BLAGOVESHENSK, Russia — Russia could significantly boost its natural gas sales to Asia if companies other than Kremlin-controlled Gazprom secured exporting rights, documents from Russia's top oil producer Rosneft showed.
President Vladimir Putin has urged domestic companies to forge closer ties with energy hungry Asia as European markets, which have been the key selling point of oil and gas from Russia, intensify their search for alternative supplies after imposing sanctions on Russia over Ukraine.
Gazprom clinched a long-awaited $400 billion deal on Wednesday to sell 38 billion cubic meters of gas to China annually starting from 2018. The company has monopoly rights to sell Russia gas abroad via pipelines.

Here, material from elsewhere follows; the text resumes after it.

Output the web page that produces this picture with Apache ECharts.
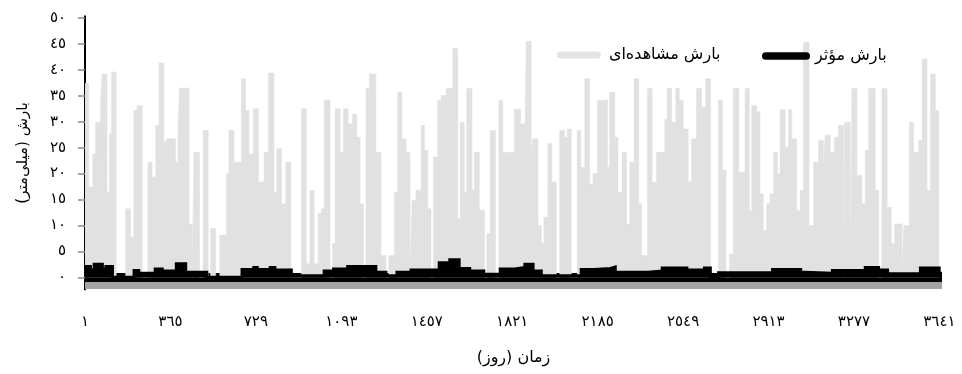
<!DOCTYPE html>
<html>
<head>
<meta charset="utf-8">
<script src="https://cdn.jsdelivr.net/npm/echarts@6/dist/echarts.min.js"></script>
<style>
  html, body { margin: 0; padding: 0; background: #fff; }
  #chart { width: 962px; height: 374px; }
</style>
</head>
<body>
<div id="chart"></div>
<script>
// Daily rainfall series, given as [start day, mm] steps held until the next step.
const observedRain = [
  [1,37.4],[17,17.4],[34,23.8],[46,29.9],[67,33.8],[74,39.2],[95,16.4],[105,27.7],[114,39.6],[134,0],
  [174,13.2],[195,7.8],[209,32.2],[223,33.1],[245,0],[269,22.2],[287,19.3],[302,29.3],[316,41.3],[337,26.1],
  [347,26.7],[387,22.2],[397,29.6],[404,36.5],[444,10.3],[458,0],[465,24.1],[489,0],[504,28.3],[526,0],
  [536,9.4],[558,0],[575,8.1],[604,20.0],[614,28.3],[636,22.2],[667,38.3],[685,32.2],[700,23.8],[718,32.5],
  [740,18.4],[764,24.1],[782,39.4],[806,16.4],[818,24.8],[838,14.2],[856,22.2],[878,0],[923,32.5],[944,2.6],
  [959,16.8],[977,2.6],[994,12.3],[1008,13.2],[1020,34.2],[1045,0],[1055,6.5],[1067,32.5],[1088,24.1],[1102,32.5],
  [1122,29.6],[1141,31.5],[1159,27.0],[1173,14.2],[1188,0],[1198,36.4],[1212,39.2],[1240,24.1],[1262,4.2],[1283,0],
  [1295,4.2],[1319,16.4],[1333,35.7],[1351,26.7],[1369,24.1],[1386,0],[1394,14.8],[1411,16.8],[1433,29.3],[1447,24.5],
  [1461,13.2],[1475,0],[1485,23.2],[1504,34.1],[1518,35.1],[1539,36.4],[1568,44.1],[1589,11.3],[1599,29.9],[1617,16.4],
  [1627,36.4],[1650,16.8],[1660,24.1],[1681,13.0],[1703,0],[1713,8.5],[1727,28.3],[1750,0],[1764,34.1],[1781,24.1],
  [1830,32.4],[1857,29.6],[1874,25.0],[1881,45.5],[1902,24.1],[1909,26.7],[1931,10.0],[1945,6.5],[1956,11.6],[1973,25.8],
  [1990,18.4],[2009,0],[2023,28.3],[2044,27.0],[2056,28.6],[2073,0],[2098,28.3],[2113,21.2],[2130,38.3],[2151,18.0],
  [2165,20.0],[2184,34.1],[2204,34.2],[2227,21.2],[2236,35.7],[2258,27.0],[2272,16.4],[2289,24.1],[2308,10.3],[2322,22.2],
  [2340,38.3],[2360,14.2],[2372,4.2],[2397,36.4],[2417,18.4],[2436,24.1],[2471,30.5],[2481,36.4],[2500,29.9],[2518,36.4],
  [2533,34.1],[2550,28.6],[2571,18.4],[2585,26.7],[2606,36.4],[2628,32.8],[2646,38.3],[2666,0],[2699,34.2],[2717,20.7],
  [2732,0],[2746,4.5],[2763,36.4],[2786,20.3],[2813,36.4],[2831,12.9],[2841,33.1],[2863,31.9],[2877,16.1],[2891,9.0],
  [2905,14.2],[2919,16.1],[2934,24.1],[2951,20.0],[2962,32.3],[2984,25.1],[2998,32.3],[3012,26.7],[3033,12.9],[3048,16.8],
  [3062,45.3],[3086,10.0],[3105,22.2],[3126,26.4],[3147,21.3],[3154,27.4],[3176,24.1],[3194,27.0],[3211,29.3],[3233,0],
  [3237,29.9],[3261,0],[3268,36.4],[3290,19.7],[3311,14.2],[3325,24.5],[3339,36.4],[3368,16.8],[3382,0],[3396,36.4],
  [3418,13.5],[3436,6.5],[3450,10.3],[3482,0],[3489,10.0],[3513,29.9],[3531,24.1],[3553,26.4],[3567,42.1],[3588,16.8],
  [3603,39.2],[3624,32.2],[3638,0]
];

const effectiveRain = [
  [1,2.1],[24,1.4],[40,2.5],[75,1.6],[90,2.1],[118,0],[210,1.3],[230,0.8],[300,1.6],[330,1.2],
  [390,2.6],[430,1.0],[520,0],[670,1.5],[720,1.9],[735,1.5],[790,1.9],[810,1.4],[880,0.3],[1020,1.2],
  [1060,1.6],[1120,2.1],[1240,1.0],[1283,0.3],[1330,1.0],[1390,1.4],[1510,2.8],[1555,3.4],[1595,1.7],[1640,1.2],
  [1700,0.6],[1770,1.6],[1831,1.9],[1875,2.5],[1910,1.2],[1945,0.3],[2115,1.5],[2170,1.7],[2240,2.0],[2260,1.0],
  [2400,1.2],[2460,1.8],[2565,1.4],[2640,1.8],[2665,0],[2700,0.9],[2930,1.5],[3050,1.0],[3069,0.8],[3185,1.3],
  [3325,1.9],[3382,1.4],[3420,0.7],[3560,1.8],[3640,0.8],[3652,0.8]
];

const dayTicks = [1, 365, 729, 1093, 1457, 1821, 2185, 2549, 2913, 3277, 3641];
const mmTicks = [0, 5, 10, 15, 20, 25, 30, 35, 40, 45, 50];

const nameObserved = 'بارش مشاهده‌ای';
const nameEffective = 'بارش مؤثر';
const RLM = '\u200F';

// Arabic-Indic digits for all numeric labels
const toIndic = n => String(n).replace(/\d/g, d => '٠١٢٣٤٥٦٧٨٩'[+d]);

const FONT = "'DejaVu Sans', sans-serif";
const capsule = 'path://M4,0L46,0A4,4,0,0,1,46,8L4,8A4,4,0,0,1,4,0Z';

const chart = echarts.init(document.getElementById('chart'), null, { renderer: 'canvas' });
chart.setOption({
  animation: false,
  backgroundColor: '#ffffff',
  grid: { left: 85, right: 20, top: 15.4, bottom: 83.7, containLabel: false, outerBoundsMode: 'none' },
  legend: [
    {
      left: 552, top: 42, padding: 5,
      itemWidth: 50, itemHeight: 7,
      textStyle: { fontFamily: FONT, fontSize: 16, color: '#000' },
      data: [{ name: nameObserved, icon: capsule, itemStyle: { color: '#e3e3e3' } }]
    },
    {
      left: 757, top: 43, padding: 5,
      itemWidth: 48, itemHeight: 8,
      textStyle: { fontFamily: FONT, fontSize: 16, color: '#000' },
      data: [{ name: nameEffective, icon: capsule, itemStyle: { color: '#000' } }]
    }
  ],
  xAxis: {
    type: 'value',
    min: 1,
    max: 3652,
    name: 'زمان (روز)' + RLM,
    nameLocation: 'middle',
    nameGap: 60,
    nameTextStyle: { fontFamily: FONT, fontSize: 16, color: '#000' },
    axisLine: {
      onZero: true,
      lineStyle: { color: '#000', width: 9, cap: 'butt', shadowColor: '#a3a3a3', shadowOffsetY: 7, shadowBlur: 0 }
    },
    axisTick: { show: false },
    splitLine: { show: false },
    axisLabel: {
      customValues: dayTicks,
      margin: 24,
      fontFamily: FONT, fontSize: 15, color: '#000',
      formatter: v => toIndic(v)
    }
  },
  yAxis: {
    type: 'value',
    min: -2.5,
    max: 50.5,
    name: 'بارش (میلی‌متر)' + RLM,
    nameLocation: 'middle',
    nameRotate: 90,
    nameGap: 54,
    nameTextStyle: { fontFamily: FONT, fontSize: 15, color: '#000' },
    axisLine: { show: true, lineStyle: { color: '#000', width: 2, cap: 'butt' } },
    axisTick: { show: true, customValues: mmTicks, length: 7, lineStyle: { color: '#8a8a8a', width: 1.5 } },
    splitLine: { show: false },
    axisLabel: {
      customValues: mmTicks,
      margin: 19,
      fontFamily: FONT, fontSize: 15, color: '#000',
      formatter: v => toIndic(v)
    }
  },
  series: [
    {
      name: nameObserved,
      type: 'line',
      step: 'end',
      showSymbol: false,
      symbol: 'none',
      color: '#e3e3e3',
      lineStyle: { color: '#e1e1e1', width: 0.5 },
      areaStyle: { color: '#e1e1e1', opacity: 1 },
      data: observedRain,
      z: 2
    },
    {
      name: nameEffective,
      type: 'line',
      step: 'end',
      showSymbol: false,
      symbol: 'none',
      color: '#000',
      lineStyle: { color: '#000', width: 3, join: 'miter' },
      areaStyle: { color: '#000', opacity: 1 },
      data: effectiveRain,
      z: 3
    }
  ]
});
</script>
</body>
</html>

According to the documents, seen by Reuters, Rosneft said Russia would be able to boost gas sales to Asia to 60 bcm per year by 2025 if other companies were allowed to export the fuel. This is compared to the more than 160 bcm Gazprom supplied to the European Union and Turkey last year.
Rosneft has long been looking to break Gazprom's monopoly on gas exports and last year managed to secure rights to ship sea-borne liquefied natural gas abroad.
The documents, part of a presentation for Rosneft's Southeast Asian expansions plans, also showed that Rosneft estimates far-flung eastern Siberia gas reserves at 7 trillion cubic meters and sees the region's long-term producing potential at 200 billion cubic meters a year.
Russia's push towards Asia comes as West has introduced Ukraine-related sanctions, including on Rosneft's Chief Executive Officer Igor Sechin, who said the measures so far had failed to hurt his work with U.S. partners or him personally.
Saying he had no accounts or property in the United States, Sechin told reporters: "So they [the sanctions] have a theoretical character for me personally. We will continue to work and this has no impact on our work with U.S. partners. We appreciate the cooperation."
Rosneft is jointly working with ExxonMobil and both companies are scheduled to start offshore exploration drilling in the Russian Arctic in August.
Sechin also said Rosneft had not initiated a push to privatize a stake in the company, but would go along with it if the government so wished, hinting at his dissatisfaction at reports that Russia could sell 19.5 percent of the oil producer.
"First of all, I would like to draw your attention to the fact that we do not comment on statements from federal bureaucrats ... but we are ready to fulfill any directive," he said in Russia's far eastern city of Blagoveshensk.